Vale SA, the world’s top nickel producer, hired Canadian law firm Stikeman Elliott LLP to help it prepare for a possible initial public offering of its base metals business, three people with knowledge of the appointment said.
The Rio de Janeiro-based company probably will choose bank advisers in the coming months as it considers the IPO, said the people, who asked not to be named because the matter is private. The sale is subject to a nickel-price recovery, they said.
In December, Vale told investors in New York that it was considering selling a minority stake in its base metals operations, the largest generator of revenue after iron ore, to boost cash. Vale forecasts increased profit and output from the operations, which is based on a 2006 takeover of Inco Ltd., after years of setbacks including strikes in Canada, design defects at Brazil plants and a New Caledonia acid spill.
Vale declined to comment on IPO advisers.
Michelle Di Rocco, a Stikeman Elliott spokeswoman, didn’t respond to e-mails and voice messages seeking comment. The Toronto-based firm also advised Vale in the Inco takeover.
The company wants to be in a position to decide on the offering by year-end, Chief Executive Officer Murilo Ferreira said June 10, echoing comments made April 30.

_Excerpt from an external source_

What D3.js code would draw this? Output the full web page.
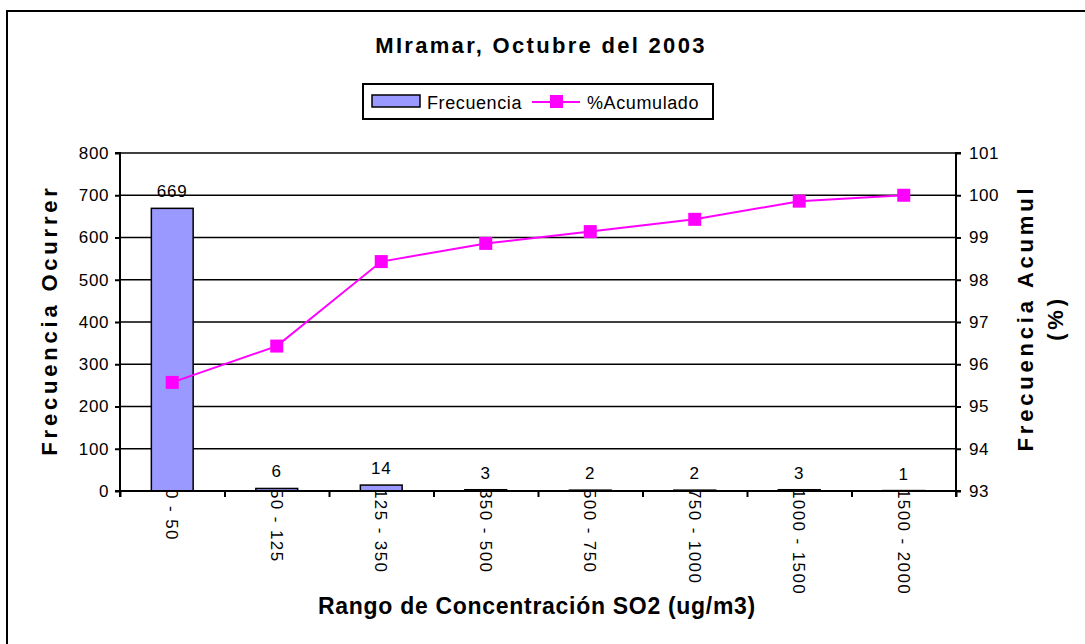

“Making a decision now doesn’t advance anything if we don’t even have the documents ready,” Ferreira told reporters in Rio, adding the company is getting unprecedented interest from banks to participate in the offering. “There are a lot of variables to be observed.”
Vale officials have said the company would only consider selling the stake if it can get a “fair price.” The unit may fetch a valuation of $30 billion to $35 billion, Chief Financial Officer Luciano Siani said in a Bloomberg Television interview in December.
At the time, Vale projected base metals earnings before interest, taxes, depreciation and amortization, or Ebitda, of $4 billion to $6 billion this year from $2.5 billion in 2014. Ebitda is now forecast at $3.1 billion to $4.6 billion, according to a presentation this month.
The Ebitda estimate reduction stems from using lower price forecasts, Vale’s press office said last week, without elaborating. While the December estimate was based on nickel at $21,000 a ton and copper at $6,600, the recent presentation includes a $14,500 to $21,000 nickel price and $5,800 to $6,800 for copper.
Nickel for delivery in three months rose $25 to settle at $12,750 a ton in London Wednesday, reducing a decline this year to 16 percent. Copper is down 8.8 percent in 2015.